The Northern Territory and Western Australia were heavily involved during the War and there were still plenty of traces lying around which would keep one occupied during the time off. This was suddenly amplified when the aircraft had undemanded floatation equipment inflation on approach to the rig with the other crew. On return it required a new float bottle and these were unavailable in the Southern Hemisphere owing to lack of demand. Owing to the delay the rig operator moved their rig offshore Western Australia and the operation moved States with it. I didn’t take it to its new base, that was going to be a detachment from Darwin as a new aircraft was coming out from Aberdeen. That meant that until it arrived or I went down to the new base at Kununarra I had nothing to do, a car plus fuel at my disposal, and I was getting paid for it!

Darwin suffered, for Australia, heavy bombing by the Japanese. There were still some of the old fortifications and a trip down the tunnel near the docks was a must. The Stuart Highway, the north/south road that spears through the Territory to South Australia had the remains of airstrips beside it and on many there were displays with a short history and sometimes old photographs of the aircraft that operated from there. One day I took a trip down so a place by the Adelaide River where one could go on a boat trip and observe ‘Jumping Crocodiles. This is where the commentator drones on about the untameable crocs dating from the time of the dinosaurs and you look over you shoulder and there is the ruler straight wake of the local performing crocodile coming for lunch.
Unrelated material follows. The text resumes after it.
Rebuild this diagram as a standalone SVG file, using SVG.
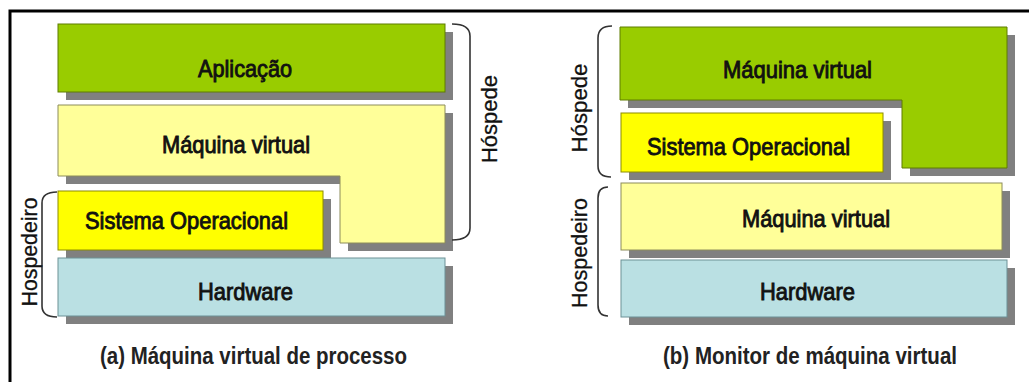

Fast forward a few years. Back in Zimbabwe after an absence from Rhodesia of a few years. Similar boat, similar drone; this time it's a Zambezi crocodile creating the self same dead straight wake for his lunch.

The dinosaurs must have done it too; jumping out of the water to snatch a pigs head off a piece of string.

Coming back I decided to try the old Stuart Highway. This was the old winding road that had a few surprises, like trees lying so low across the road that the leaves brush the roof. I breasted a hill and there was a police Ute (Utility/pickup) parked across the road with two cops fast asleep in it. They woke up and pulled out a breathalyser; it was a random breath check???? I blew into the machine and asked them if they had had any trade. No, they said, they weren’t even expecting me. The check point was probably where the dart at landed.

Shortly afterwards I came across a fairly large airstrip. There were the remains of a tarmac runway with dispersals in the trees and even an old sandbagged machine gun position. A notice board had pictures that showed it to be a B26 base that flew empty to Darwin, loaded up with ordinance and then unloaded it on the Japanese. I had no idea of the take-off performance of the B26 but I would have thought that with the space available departing virtually empty would have been a good idea. The site spread across the Highway and the remains of a traffic control shed where the chief who supervised the mingling of taxiing aircraft and loaded lorries plied his trade.

A couple of days later I was detailed to proceed to Kununarra.